>> begin Data for the task
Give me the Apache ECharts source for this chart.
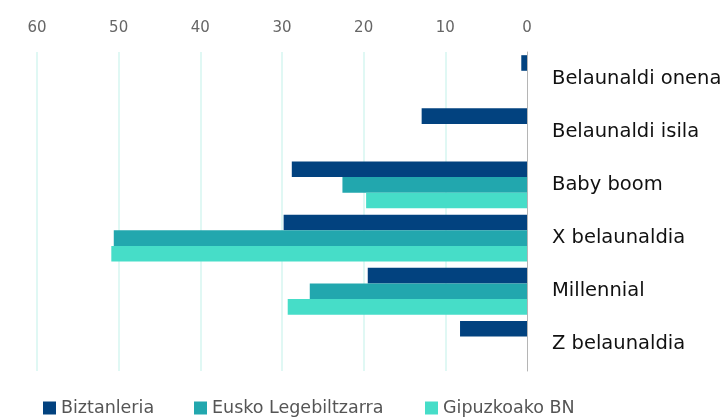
<!DOCTYPE html>
<html>
<head>
<meta charset="utf-8">
<script src="https://cdn.jsdelivr.net/npm/echarts@6/dist/echarts.min.js"></script>
<style>
  html, body { margin: 0; padding: 0; background: #fff; }
  #chart { width: 726px; height: 417px; }
</style>
</head>
<body>
<div id="chart"></div>
<script>
const categories = ["Belaunaldi onena", "Belaunaldi isila", "Baby boom", "X belaunaldia", "Millennial", "Z belaunaldia"];
const seriesNames = ["Biztanleria", "Eusko Legebiltzarra", "Gipuzkoako BN"];
const biztanleria = [0.7, 12.9, 28.8, 29.8, 19.5, 8.2];
const legebiltzarra = [0, 0, 22.6, 50.6, 26.6, 0];
const gipuzkoa = [0, 0, 19.7, 50.9, 29.3, 0];
const xTicks = [0, 10, 20, 30, 40, 50, 60];

const colors = ["#02427f", "#22a7ae", "#46ddc8"];
const font = "DejaVu Sans";

const myChart = echarts.init(document.getElementById("chart"));

const legendAt = (name, left) => ({
  data: [name],
  top: 399,
  left: left,
  padding: 0,
  icon: "rect",
  itemWidth: 13,
  itemHeight: 13,
  itemGap: 0,
  textStyle: { color: "#555", fontSize: 17.5, fontFamily: font },
});

const option = {
  animation: false,
  color: colors,
  legend: [
    legendAt(seriesNames[0], 43),
    legendAt(seriesNames[1], 194),
    legendAt(seriesNames[2], 425),
  ],
  grid: {
    left: 37,
    right: 199,
    top: 52,
    bottom: 46,
  },
  xAxis: {
    type: "value",
    position: "top",
    inverse: true,
    min: xTicks[0],
    max: xTicks[xTicks.length - 1],
    interval: 10,
    axisLine: { show: false },
    axisTick: { show: false },
    axisLabel: {
      color: "#666",
      fontSize: 15,
      fontFamily: font,
      margin: 16,
    },
    splitLine: {
      showMinLine: false,
      lineStyle: { color: "#d6f6f1", width: 1.5 },
    },
  },
  yAxis: {
    type: "category",
    position: "right",
    inverse: true,
    data: categories,
    axisLine: { show: true, lineStyle: { color: "#b5b5b5", width: 1 } },
    axisTick: { show: false },
    axisLabel: {
      color: "#111",
      fontSize: 19.5,
      fontFamily: font,
      margin: 25,
    },
  },
  series: [biztanleria, legebiltzarra, gipuzkoa].map((values, i) => ({
    name: seriesNames[i],
    type: "bar",
    data: values,
    barGap: "0%",
    barCategoryGap: "12%",
  })),
};

myChart.setOption(option);
</script>
</body>
</html>
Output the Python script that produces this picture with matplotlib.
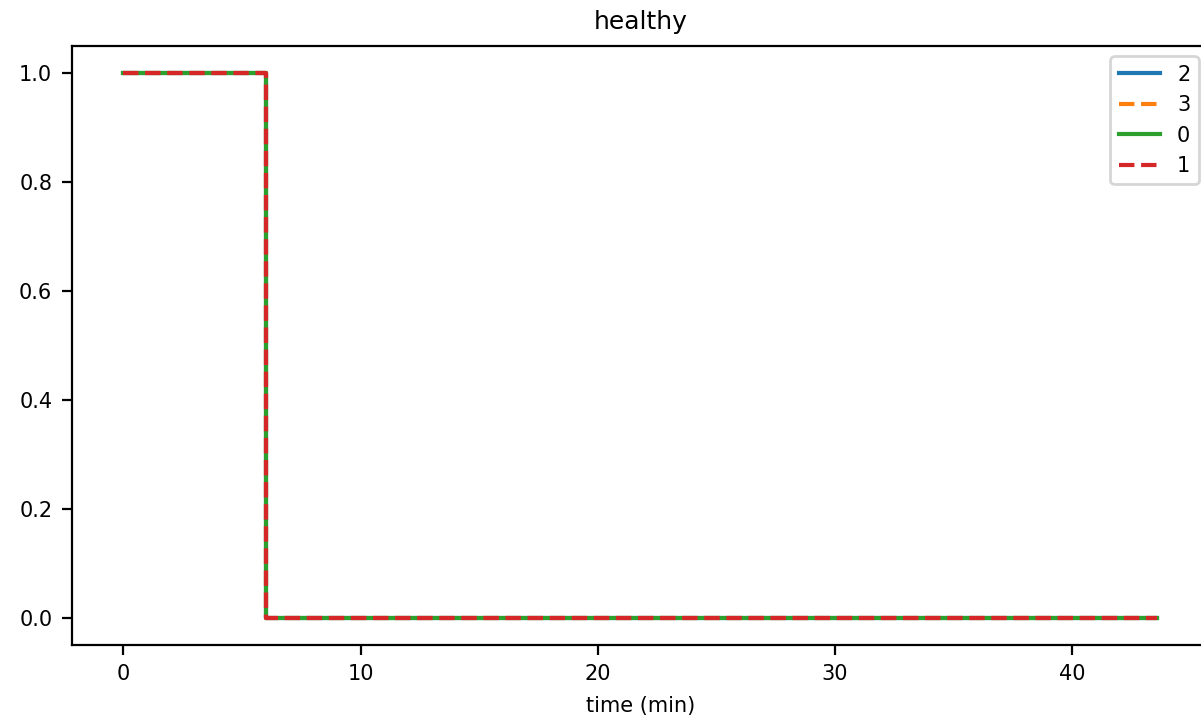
import matplotlib
matplotlib.use('Agg')
import matplotlib.pyplot as plt

# step traces for each run, in the order they appear in the legend
time_min = [0, 6, 43.6]
labels = ['2', '3', '0', '1']
values = {
    '2': [1.0, 0.0, 0.0],
    '3': [1.0, 0.0, 0.0],
    '0': [1.0, 0.0, 0.0],
    '1': [1.0, 0.0, 0.0],
}
styles = ['-', '--', '-', '--']
colors = ['C0', 'C1', 'C2', 'C3']

plt.rcParams['font.size'] = 7.5

fig, ax = plt.subplots(figsize=(1201 / 200, 723 / 200), dpi=200)
# the original was cropped just short of the right spine
fig.subplots_adjust(left=0.0597, right=1.0067, top=0.9364, bottom=0.1079)

for lab, ls, c in zip(labels, styles, colors):
    ax.plot(time_min, values[lab], drawstyle='steps-post', ls=ls, color=c,
            lw=1.5, label=lab)

ax.set_title('healthy')
ax.set_xlabel('time (min)')
ax.legend(loc='upper right')

fig.savefig('out.png', dpi=200)
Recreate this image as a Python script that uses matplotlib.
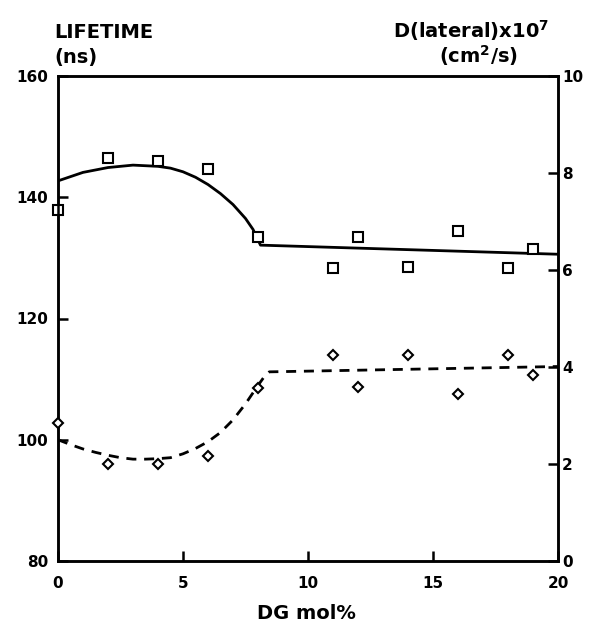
>> end Data for the task
Work instructions: Extract the full listing exactly, with the pictures left out.

The answer:
Give me the Apache ECharts source for this chart.
<!DOCTYPE html>
<html>
<head>
<meta charset="utf-8">
<script src="https://cdn.jsdelivr.net/npm/echarts@6/dist/echarts.min.js"></script>
<style>
  html, body { margin: 0; padding: 0; background: #fff; }
  #chart { width: 726px; height: 417px; }
</style>
</head>
<body>
<div id="chart"></div>
<script>
const categories = ["Belaunaldi onena", "Belaunaldi isila", "Baby boom", "X belaunaldia", "Millennial", "Z belaunaldia"];
const seriesNames = ["Biztanleria", "Eusko Legebiltzarra", "Gipuzkoako BN"];
const biztanleria = [0.7, 12.9, 28.8, 29.8, 19.5, 8.2];
const legebiltzarra = [0, 0, 22.6, 50.6, 26.6, 0];
const gipuzkoa = [0, 0, 19.7, 50.9, 29.3, 0];
const xTicks = [0, 10, 20, 30, 40, 50, 60];

const colors = ["#02427f", "#22a7ae", "#46ddc8"];
const font = "DejaVu Sans";

const myChart = echarts.init(document.getElementById("chart"));

const legendAt = (name, left) => ({
  data: [name],
  top: 399,
  left: left,
  padding: 0,
  icon: "rect",
  itemWidth: 13,
  itemHeight: 13,
  itemGap: 0,
  textStyle: { color: "#555", fontSize: 17.5, fontFamily: font },
});

const option = {
  animation: false,
  color: colors,
  legend: [
    legendAt(seriesNames[0], 43),
    legendAt(seriesNames[1], 194),
    legendAt(seriesNames[2], 425),
  ],
  grid: {
    left: 37,
    right: 199,
    top: 52,
    bottom: 46,
  },
  xAxis: {
    type: "value",
    position: "top",
    inverse: true,
    min: xTicks[0],
    max: xTicks[xTicks.length - 1],
    interval: 10,
    axisLine: { show: false },
    axisTick: { show: false },
    axisLabel: {
      color: "#666",
      fontSize: 15,
      fontFamily: font,
      margin: 16,
    },
    splitLine: {
      showMinLine: false,
      lineStyle: { color: "#d6f6f1", width: 1.5 },
    },
  },
  yAxis: {
    type: "category",
    position: "right",
    inverse: true,
    data: categories,
    axisLine: { show: true, lineStyle: { color: "#b5b5b5", width: 1 } },
    axisTick: { show: false },
    axisLabel: {
      color: "#111",
      fontSize: 19.5,
      fontFamily: font,
      margin: 25,
    },
  },
  series: [biztanleria, legebiltzarra, gipuzkoa].map((values, i) => ({
    name: seriesNames[i],
    type: "bar",
    data: values,
    barGap: "0%",
    barCategoryGap: "12%",
  })),
};

myChart.setOption(option);
</script>
</body>
</html>
Output the Python script that produces this picture with matplotlib.
import matplotlib
matplotlib.use('Agg')
import matplotlib.pyplot as plt

# step traces for each run, in the order they appear in the legend
time_min = [0, 6, 43.6]
labels = ['2', '3', '0', '1']
values = {
    '2': [1.0, 0.0, 0.0],
    '3': [1.0, 0.0, 0.0],
    '0': [1.0, 0.0, 0.0],
    '1': [1.0, 0.0, 0.0],
}
styles = ['-', '--', '-', '--']
colors = ['C0', 'C1', 'C2', 'C3']

plt.rcParams['font.size'] = 7.5

fig, ax = plt.subplots(figsize=(1201 / 200, 723 / 200), dpi=200)
# the original was cropped just short of the right spine
fig.subplots_adjust(left=0.0597, right=1.0067, top=0.9364, bottom=0.1079)

for lab, ls, c in zip(labels, styles, colors):
    ax.plot(time_min, values[lab], drawstyle='steps-post', ls=ls, color=c,
            lw=1.5, label=lab)

ax.set_title('healthy')
ax.set_xlabel('time (min)')
ax.legend(loc='upper right')

fig.savefig('out.png', dpi=200)
Recreate this image as a Python script that uses matplotlib.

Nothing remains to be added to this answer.